21 Dic 2011 Urologia

Nuovi farmaci, approcci terapeutici originali con molecole già note e un’analisi rigorosa dell’utilità di impiego dei fitoterapici. Sono tra i capitoli chiave di terapia medica aggiornati nelle linee guida 2011 sull’Ipertrofica prostatica benigna (Ipb) presentate in questi giorni a Sorrento dall’Auro.it (Associazione urologi italiani). «Un lavoro di circa un anno, che ha preso in esame la letteratura a partire dal 2007 sino a fine 2010 e che si distingue per una filosofia di base che pone al centro, ancor prima della malattia, il paziente, le sue condizioni e le sue scelte» spiega Sebastiano Spatafora, coordinatore del Comitato scientifico Auro.it. «Sul fronte della terapia medica abbiamo prodotto diverse raccomandazioni. Intanto sono emerse evidenze importanti per l’uso in combinazione di alfa-bloccanti e inibitori della 5 alfa reduttasi in pazienti con Ipb e prostata di volume aumentato. Tale combinazione porta indubbi vantaggi che superano il maggior rischio di effetti collaterali.
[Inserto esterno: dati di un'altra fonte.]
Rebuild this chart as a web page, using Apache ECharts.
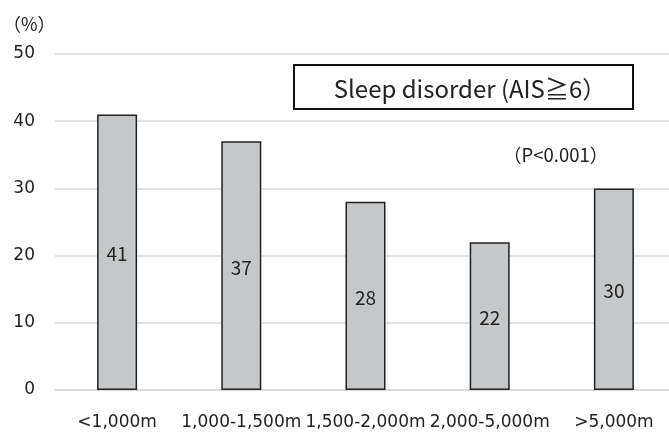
<!DOCTYPE html>
<html><head><meta charset="utf-8">
<script src="https://cdn.jsdelivr.net/npm/echarts@6/dist/echarts.min.js"></script>
<style>html,body{margin:0;padding:0;background:#fff;overflow:hidden;width:669px;height:432px}#c{width:680px;height:432px}</style>
</head><body><div id="c"></div>
<script>
const categories = ['<1,000m', '1,000-1,500m', '1,500-2,000m', '2,000-5,000m', '>5,000m'];
const values = [41, 37, 28, 22, 30];
const yTicks = [0, 10, 20, 30, 40, 50];
const titleText = 'Sleep disorder (AIS≧6）';
const noteText = '（P<0.001）';
const unitText = '（%）';

const CJK = '"Noto Sans CJK JP", "Noto Sans", sans-serif';
const LAT = '"DejaVu Sans", "Noto Sans CJK JP", sans-serif';
const chart = echarts.init(document.getElementById('c'));
chart.setOption({
  animation: false,
  textStyle: { fontFamily: CJK },
  title: [{
    text: noteText,
    left: 498, top: 141,
    textStyle: { fontFamily: CJK, fontSize: 18.5, fontWeight: 'normal', color: '#222' }
  }, {
    text: unitText,
    left: -2, top: 10,
    textStyle: { fontFamily: CJK, fontSize: 18, fontWeight: 'normal', color: '#222' }
  }],
  graphic: [{
    type: 'rect',
    shape: { x: 294, y: 65, width: 339, height: 44 },
    style: { fill: '#fff', stroke: '#111', lineWidth: 2 },
    z: 10
  }, {
    type: 'text',
    x: 470, y: 89,
    style: {
      text: titleText, fill: '#222', font: '24px ' + CJK,
      textAlign: 'center', textVerticalAlign: 'middle'
    },
    z: 11
  }],
  grid: { left: 55, top: 54, bottom: 42, width: 621, containLabel: false },
  xAxis: {
    type: 'category',
    data: categories,
    axisLine: { show: true, lineStyle: { color: '#d9d9d9', width: 1.5 } },
    axisTick: { show: false },
    axisLabel: { interval: 0, fontSize: 17, color: '#222', margin: 24, fontFamily: LAT }
  },
  yAxis: {
    type: 'value',
    min: yTicks[0], max: yTicks[yTicks.length - 1], interval: 10,
    axisLine: { show: false },
    axisTick: { show: false },
    splitLine: { lineStyle: { color: '#d9d9d9', width: 1.5 } },
    axisLabel: { fontSize: 17, color: '#222', margin: 20, fontFamily: LAT }
  },
  series: [{
    type: 'bar',
    data: values,
    barWidth: 40,
    itemStyle: { color: '#c6c7c8', borderColor: '#222', borderWidth: 1.5 },
    label: { show: true, position: 'inside', offset: [0, 2], fontSize: 19, color: '#222', fontFamily: CJK }
  }]
});
</script></body></html>
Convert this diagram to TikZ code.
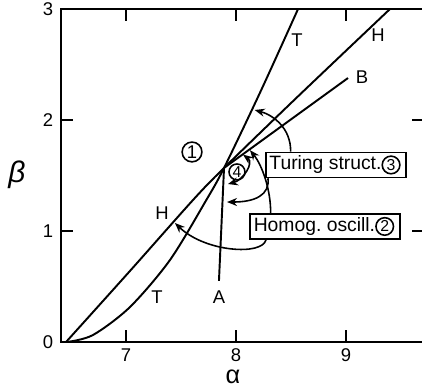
\documentclass[tikz,border=0pt]{standalone}
\usepackage{fontspec}
\setmainfont{Liberation Sans}
\usetikzlibrary{calc,arrows.meta}
\tikzset{
  crv/.style    ={line width=1.1pt, line join=round},
  axl/.style    ={line width=1.1pt},
  tck/.style    ={line width=1.1pt},
  num/.style    ={font=\fontsize{10.5}{12}\selectfont, inner sep=0pt},
  lab/.style    ={font=\fontsize{10.5}{12}\selectfont, inner sep=0pt},
  axname/.style ={font=\fontsize{17}{18}\selectfont, inner sep=0pt},
  ring/.style   ={circle, draw, line width=0.9pt, inner sep=0.7pt,
                  font=\fontsize{9}{10}\selectfont},
  regbox/.style ={draw, line width=0.9pt, inner sep=2pt,
                  font=\fontsize{11}{12}\selectfont},
  flow/.style   ={-{Stealth[length=2mm,width=1.6mm]}, line width=0.9pt},
  flow2/.style  ={{Stealth[length=2mm,width=1.6mm]}-{Stealth[length=2mm,width=1.6mm]}, line width=0.9pt},
}

\begin{document}
\begin{tikzpicture}[x=2.2cm, y=2.22cm]
  \useasboundingbox (5.8545,-0.4054) rectangle (9.6909,3.0811);

  % ---- frame and ticks ----
  \draw[axl] (9.75,3) -- (6.409,3) -- (6.409,0) -- (9.75,0);
  \foreach \a in {7,8,9} {
    \draw[tck] (\a,0) -- (\a,0.108);
    \draw[tck] (\a,3) -- (\a,2.892);
    \node[num] (xl\a) at (\a,-0.115) {\a};
  }
  \foreach \b in {1,2} {
    \draw[tck] (6.409,\b) -- (6.518,\b);
    \draw[tck] (9.60,\b) -- (9.75,\b);
  }
  \foreach \b in {0,...,3}
    \node[num] (yl\b) at (6.29,\b) {\b};
  \node[axname, font=\fontsize{14.4}{16}\selectfont] (alab) at (7.973,-0.31) {α};
  \node[axname] (blab) at (6.009,1.505) {\itshape β};

  % ---- bifurcation lines ----
  \coordinate (C) at (7.891,1.568);
  \draw[crv] plot[smooth] coordinates {(6.464,0) (6.70,0.063) (7.036,0.315)
        (7.40,0.739) (7.73,1.279) (7.891,1.568) (8.227,2.265) (8.564,3)};
  \draw[crv] plot[smooth] coordinates {(6.455,0) (7.036,0.640) (7.609,1.279)
        (7.891,1.568) (8.55,2.2) (9.40,3)};
  \draw[crv] (C) -- (9.018,2.378) coordinate (Bend);
  \draw[crv] (7.845,0.550) coordinate (Aend) -- (C);

  % ---- line labels ----
  \node[lab] (Tup) at (8.555,2.721) {T};
  \node[lab] (Hup) at (9.291,2.766) {H};
  \node[lab] (Blab) at (9.145,2.387) {B};
  \node[lab] (Hlo) at (7.327,1.162) {H};
  \node[lab] (Tlo) at (7.282,0.405) {T};
  \node[lab] (Alab) at (7.845,0.405) {A};

  % ---- regions ----
  \node[ring, font=\fontsize{10.5}{12}\selectfont] (r1) at (7.60,1.712) {1};
  \node[ring, inner sep=0.4pt] (r4) at (8.009,1.532) {4};
  \node[regbox, minimum width=2.78cm, minimum height=0.48cm] (ts) at (8.909,1.595)
        {Turing struct.\rule{12pt}{0pt}};
  \node[ring] (r3) at ([xshift=-9pt]ts.east) {3};
  \node[regbox, minimum width=2.96cm, minimum height=0.5cm] (ho) at (8.809,1.041)
        {Homog.\ oscill.\rule{12pt}{0pt}};
  \node[ring] (r2) at ([xshift=-9pt]ho.east) {2};

  % ---- extent arcs ----
  \draw[flow] ($(ts.north west)!0.18!(ts.north east)$)
        .. controls (8.500,1.928) and (8.336,2.045) .. (8.17,2.09);
  \draw[flow] ($(ts.south west)!0.02!(ts.south east)$)
        .. controls (8.309,1.324) and (8.173,1.261) .. (7.918,1.261);
  \draw[flow] ($(ho.north west)!0.14!(ho.north east)$)
        .. controls (8.318,1.369) and (8.236,1.595) .. (8.127,1.728);
  \draw[flow] ($(ho.south west)!0.11!(ho.south east)$)
        .. controls (8.236,0.775) and (7.718,0.811) .. (7.445,1.072);
  \draw[flow2] (8.064,1.688) .. controls (8.165,1.613) and (8.065,1.460) .. (7.927,1.423);

\end{tikzpicture}
\end{document}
Altra novità è la raccomandazione all’uso della combinazione di alfa litici e anticolinergici in pazienti con sintomi ostruttivi della prostata e vescica iperattiva.  Prendendo, poi, in esame gli inibitori della 5 fosfodiesterasi, l’unica indicazione che emerge dall’analisi della letteratura riguarda il taladafil 5 mg: il paziente con disfunzione erettile e Ipb, già in terapia con taladafil, può evitare di assumere farmaci specifici per la cura dell’iperplasia in quanto il farmaco è in grado di controllare i sintomi dell’iperplasia». Infine il capitolo dei fitoterapici, usati da tantissimo tempo ma ancora con poco  evidenza scientifica di supporto in letteratura. «La nostra analisi» precisa Spatafora «consente per la prima volta di discriminare i fitoterapici non indicati da quelli che, in casi fortemente selezionati, possono essere utili».